By Bob Willis
Jan. 11 (Bloomberg) -- First-time claims for state unemployment benefits in the U.S. fell more than expected last week, reflecting a firm labor market and distortions to government figures caused by the holidays.
Initial jobless claims fell 26,000 to 299,000 in the week ended Jan. 6, the lowest in more than five months, the Labor Department said today in Washington. The four-week moving average, a less volatile measure, fell to 314,750, the lowest since Nov. 11.
A greater-than-expected increase in December payrolls reported last week suggests that Americans will keep spending, helping to cushion the blow from the housing market. Today's claims figures were depressed by seasonal adjustments to the data to account for the Christmas and New Year's holidays, a Labor Department spokesman said.
``The job market is still healthy,'' said Doug Porter, deputy chief economist at BMO Capital Markets in Toronto. ``There might be a little bit of underlying improvement that echoes last week's solid payroll report.'' He added that ``There could be a seasonal problem at the start of the year.''
Economists expected claims to fall to 320,000 from an originally reported 329,000 the prior week, according to the median of 36 forecasts in Bloomberg News survey. Forecasts ranged from 300,000 to 350,000.
The number of people continuing to collect state unemployment benefits fell to 2.428 million in the week that ended Dec. 30 from 2.431 the prior week.
Unemployment Rate
The unemployment rate among people eligible for benefits, which tends to track the U.S. jobless rate, held at 1.9 percent. These data are reported with a one-week lag.
Twenty-eight states and territories reported an increase in new claims, while 25 reported a decrease, the Labor Department said.
``Claims are typically quite volatile in the weeks after Christmas,'' said Abiel Reinhart, an economist at JPMorgan Chase Corp. in New York. ``Nevertheless, amidst the volatility, the picture of the labor market that we are getting from claims is still quite good, with relatively little change over the whole second half of 2006.''
A report today from job-placement firm Challenger, Gray & Christmas Inc. said the time it takes to look for a new job fell by 12 percent in the fourth quarter to a median of 3.7 months from 4.2 months the prior quarter, when it was the longest since the first quarter of 2003.
Job Creation
``The decline in job-search times corresponds to increased job creation reported by the government in the fourth quarter,'' John Challenger, chief executive of the Chicago-based placement firm, said in a statement.

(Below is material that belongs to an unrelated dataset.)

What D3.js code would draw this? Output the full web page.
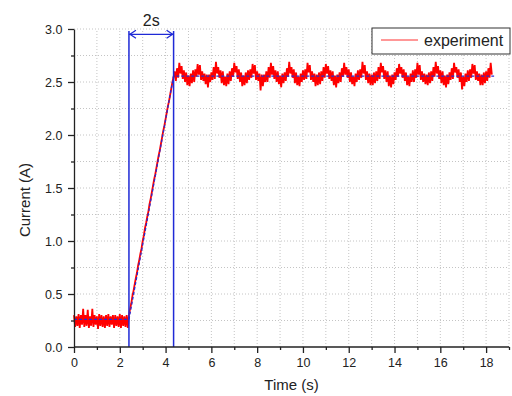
<!DOCTYPE html>
<html>
<head>
<meta charset="utf-8">
<script src="https://cdn.jsdelivr.net/npm/d3@7"></script>
<style>
  body { margin: 0; background: #fff; }
  text { font-family: "Liberation Sans", Arial, sans-serif; fill: #222; }
</style>
</head>
<body>
<svg id="chart"></svg>
<script>
// Data: sampled current, three segments, 0.05 s sample period
const dt = 0.05;

// baseline 0 .. 2.4 s
const baseStart = 0;
const baseValues = [
    0.30,0.19,0.29,0.20,0.31,0.18,0.30,0.21,0.36,0.19,
    0.30,0.20,0.35,0.18,0.29,0.20,0.36,0.19,0.30,0.21,
    0.29,0.17,0.31,0.20,0.30,0.19,0.29,0.18,0.30,0.20,
    0.31,0.19,0.29,0.21,0.30,0.18,0.30,0.20,0.29,0.19,
    0.31,0.18,0.30,0.20,0.29,0.19,0.30,0.18,0.30
];

// ramp 2.45 .. 4.35 s
const rampStart = 2.45;
const rampValues = [
    0.36,0.41,0.48,0.53,0.59,0.65,0.70,0.77,0.82,0.88,
    0.93,1.00,1.05,1.12,1.17,1.23,1.28,1.35,1.40,1.46,
    1.52,1.58,1.63,1.69,1.75,1.81,1.86,1.92,1.98,2.04,
    2.09,2.15,2.21,2.27,2.32,2.38,2.44,2.50,2.55
];

// steady state 4.40 .. 18.25 s
const steadyStart = 4.40;
const steadyValues = [
    2.60,2.51,2.63,2.54,2.68,2.58,2.65,2.53,2.61,2.50,2.59,2.47,2.56,2.46,2.58,2.49,
    2.61,2.50,2.62,2.55,2.67,2.57,2.66,2.52,2.60,2.51,2.58,2.48,2.57,2.45,2.57,2.50,
    2.59,2.52,2.64,2.53,2.69,2.58,2.64,2.54,2.61,2.49,2.60,2.47,2.55,2.46,2.58,2.48,
    2.60,2.51,2.63,2.55,2.68,2.59,2.65,2.53,2.62,2.50,2.59,2.46,2.56,2.47,2.59,2.49,
    2.61,2.52,2.62,2.54,2.67,2.58,2.66,2.52,2.60,2.51,2.58,2.42,2.57,2.46,2.57,2.50,
    2.60,2.50,2.64,2.54,2.68,2.57,2.65,2.53,2.61,2.50,2.60,2.48,2.56,2.45,2.58,2.49,
    2.59,2.51,2.63,2.55,2.69,2.58,2.64,2.54,2.62,2.49,2.59,2.47,2.55,2.46,2.58,2.50,
    2.61,2.52,2.62,2.53,2.68,2.59,2.66,2.52,2.60,2.50,2.58,2.46,2.57,2.47,2.59,2.48,
    2.60,2.51,2.64,2.54,2.67,2.58,2.65,2.53,2.61,2.51,2.60,2.47,2.56,2.45,2.57,2.49,
    2.59,2.50,2.63,2.55,2.68,2.57,2.64,2.54,2.62,2.50,2.59,2.48,2.55,2.46,2.58,2.50,
    2.61,2.52,2.62,2.54,2.69,2.58,2.66,2.52,2.60,2.49,2.58,2.47,2.57,2.47,2.59,2.49,
    2.60,2.51,2.64,2.53,2.68,2.59,2.65,2.53,2.61,2.50,2.60,2.46,2.56,2.45,2.57,2.48,
    2.59,2.52,2.63,2.55,2.67,2.58,2.64,2.54,2.62,2.51,2.59,2.47,2.55,2.46,2.58,2.50,
    2.61,2.50,2.62,2.54,2.68,2.57,2.66,2.52,2.60,2.50,2.58,2.48,2.57,2.47,2.59,2.49,
    2.60,2.51,2.64,2.55,2.69,2.58,2.65,2.53,2.61,2.49,2.60,2.47,2.56,2.45,2.57,2.48,
    2.59,2.52,2.63,2.53,2.68,2.59,2.64,2.54,2.62,2.50,2.59,2.43,2.55,2.46,2.58,2.50,
    2.61,2.51,2.62,2.54,2.67,2.58,2.66,2.52,2.60,2.51,2.58,2.47,2.57,2.47,2.59,2.49,
    2.60,2.51,2.63,2.54,2.68,2.57
];

// fitted profile (blue dashed)
const fitTimes = [0, 2.4, 4.35, 18.35];
const fitValues = [0.26, 0.26, 2.555, 2.555];

// marked interval
const markTimes = [2.4, 4.35];
const markTop = 2.98;
const arrowLevel = 2.95;
const markLabel = "2s";

// axis ticks
const xTicks = d3.range(0, 20, 1);
const xLabels = [0, 2, 4, 6, 8, 10, 12, 14, 16, 18];
const yTicks = d3.range(0, 3.01, 0.25);
const yLabels = [0, 0.5, 1.0, 1.5, 2.0, 2.5, 3.0];

// Dimensions
const width = 512;
const height = 396;
const margin = { top: 29, right: 3, bottom: 49, left: 74 };

const svg = d3.select("#chart")
    .attr("width", width)
    .attr("height", height);

const x = d3.scaleLinear()
    .domain([0, 19])
    .range([margin.left, width - margin.right]);

const y = d3.scaleLinear()
    .domain([0, 3])
    .range([height - margin.bottom, margin.top]);

// samples -> points
function toPoints(start, values) {
    return values.map((v, i) => ({ t: start + i * dt, v: v }));
}
const samples = toPoints(baseStart, baseValues)
    .concat(toPoints(rampStart, rampValues))
    .concat(toPoints(steadyStart, steadyValues));

// Grid (dotted)
const grid = svg.append("g");
grid.selectAll(".vg")
    .data(xTicks.filter(d => d > 0))
    .enter()
    .append("line")
    .attr("x1", d => x(d)).attr("x2", d => x(d))
    .attr("y1", y(0)).attr("y2", y(3))
    .attr("stroke", "#c4c4c4")
    .attr("stroke-dasharray", "1,2");
grid.selectAll(".hg")
    .data(yTicks.filter(d => d > 0))
    .enter()
    .append("line")
    .attr("x1", x(0)).attr("x2", x(19))
    .attr("y1", d => y(d)).attr("y2", d => y(d))
    .attr("stroke", "#c4c4c4")
    .attr("stroke-dasharray", "1,2");

// experiment line
const line = d3.line()
    .x(d => x(d.t))
    .y(d => y(d.v));

svg.append("path")
    .datum(samples)
    .attr("d", line)
    .attr("fill", "none")
    .attr("stroke", "#ff0000")
    .attr("stroke-width", 1.8);

// fit line
const fitLine = d3.line()
    .x(d => x(d[0]))
    .y(d => y(d[1]));

svg.append("path")
    .datum(fitTimes.map((t, i) => [t, fitValues[i]]))
    .attr("d", fitLine)
    .attr("fill", "none")
    .attr("stroke", "#2a2ad0")
    .attr("stroke-width", 1.3)
    .attr("stroke-dasharray", "3,2");

// marker lines and double arrow
const blue = "#1f2ad6";
svg.selectAll(".mark")
    .data(markTimes)
    .enter()
    .append("line")
    .attr("x1", d => x(d)).attr("x2", d => x(d))
    .attr("y1", y(0)).attr("y2", y(markTop))
    .attr("stroke", blue)
    .attr("stroke-width", 1.5);

const ax1 = x(markTimes[0]), ax2 = x(markTimes[1]), ay = y(arrowLevel);
svg.append("line")
    .attr("x1", ax1).attr("x2", ax2)
    .attr("y1", ay).attr("y2", ay)
    .attr("stroke", blue)
    .attr("stroke-width", 1.3);
svg.append("path")
    .attr("d", `M${ax1 + 7},${ay - 4}L${ax1 + 1},${ay}L${ax1 + 7},${ay + 4}M${ax2 - 7},${ay - 4}L${ax2 - 1},${ay}L${ax2 - 7},${ay + 4}`)
    .attr("fill", "none")
    .attr("stroke", blue)
    .attr("stroke-width", 1.3);

svg.append("text")
    .attr("x", (ax1 + ax2) / 2)
    .attr("y", ay - 8)
    .attr("text-anchor", "middle")
    .style("font-size", "16px")
    .text(markLabel);

// Axes
const xAxis = svg.append("g")
    .attr("transform", `translate(0,${y(0)})`)
    .call(d3.axisBottom(x).tickValues(xTicks).tickSizeOuter(0)
        .tickFormat(d => xLabels.includes(d) ? d : ""));
xAxis.selectAll(".tick line")
    .attr("y2", d => xLabels.includes(d) ? 6 : 3);
xAxis.select(".domain").attr("d", `M${x(0)},0H${x(19)}`);

const yAxis = svg.append("g")
    .attr("transform", `translate(${x(0)},0)`)
    .call(d3.axisLeft(y).tickValues(yTicks).tickSizeOuter(0)
        .tickFormat(d => yLabels.some(l => Math.abs(l - d) < 1e-6) ? d3.format(".1f")(d) : ""));
yAxis.selectAll(".tick line")
    .attr("x2", d => yLabels.some(l => Math.abs(l - d) < 1e-6) ? -6 : -3);

svg.selectAll(".domain, .tick line")
    .attr("stroke", "#222")
    .attr("stroke-width", 1.3);
svg.selectAll(".tick text")
    .style("font-size", "12.5px")
    .style("font-family", "'Liberation Sans', Arial, sans-serif")
    .attr("fill", "#222");
xAxis.selectAll(".tick text").attr("dy", "0.9em");
yAxis.selectAll(".tick text").attr("dx", "-0.2em");

// Axis titles
svg.append("text")
    .attr("x", (x(0) + x(19)) / 2)
    .attr("y", height - 6)
    .attr("text-anchor", "middle")
    .style("font-size", "15px")
    .text("Time (s)");

svg.append("text")
    .attr("transform", `translate(30,${(y(0) + y(3)) / 2 + 12}) rotate(-90)`)
    .attr("text-anchor", "middle")
    .style("font-size", "15px")
    .text("Current (A)");

// Legend
const legend = svg.append("g").attr("transform", "translate(372,28)");
legend.append("rect")
    .attr("width", 138).attr("height", 26)
    .attr("fill", "#fff")
    .attr("stroke", "#333")
    .attr("stroke-width", 1);
legend.append("line")
    .attr("x1", 9).attr("x2", 46)
    .attr("y1", 12).attr("y2", 12)
    .attr("stroke", "#ff3030")
    .attr("stroke-width", 1);
legend.append("text")
    .attr("x", 52).attr("y", 18)
    .style("font-size", "16px")
    .text("experiment");
</script>
</body>
</html>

Consumer spending probably rose at a 4 percent annual pace in the final quarter of last year, compared with a 2.8 percent rate in the prior three months, according to a Bloomberg News survey of economists from Jan. 2 to Jan. 8.
Workers' average hourly earnings were up 4.2 percent in December from a year earlier, a gain not exceeded since November 2000, the government reported on Jan. 5.
The unemployment rate remained near a six-year low in December, while employers added 167,000 new jobs, compared with 154,000 the prior month, a government report showed last week. Monthly job growth averaged 153,000 in 2006, compared with an average 165,000 the previous year.
Among companies planning to add more workers is Chipotle Mexican Grill Inc., the fast-food chain McDonald's Corp. sold to the public last year.
New Restaurants
Chipotle will add 95 to 105 restaurants after it improved training for employees who will run the new units, Chief Operating Officer Monty Moran said at a conference in New York on Jan. 9. The company had 547 units in 25 states as of Sept. 30.
Payroll growth, measured monthly, generally rises as initial jobless claims, which reflect firings and are measured weekly, decline.
An expanding labor market has helped to shield the economy from the impact of the housing slump. The economy grew at the slowest pace in three quarters in the period from July through September as home construction registered its sharpest slump in 15 years. Growth fell to a 2 percent annual pace from 2.6 percent in the second quarter.
`Vigilant' on Inflation
Federal Reserve Bank of Chicago President Michael Moskow yesterday said he expects economic growth to gain strength in the coming year, and the low unemployment rate means policy makers must remain ``vigilant'' on inflation.
The Chicago Fed predicts home construction is likely to remain a drag on growth, Moskow said. ``But I do not expect a large spillover of the weakness to other sectors of the economy,'' he said. ``Consumer spending has held up quite well.''
Some economists predict job growth will slow as residential construction weakens and falling home prices make consumers feel less wealthy. Builders shed 3,000 jobs in December while manufacturers trimmed 12,000, the government said last week.
Collins & Aikman Corp., an auto-parts maker in bankruptcy that is shedding assets, plans to close a Missouri plant that makes instrument panels, eliminating 250 jobs, spokesman David Youngman said Jan. 8.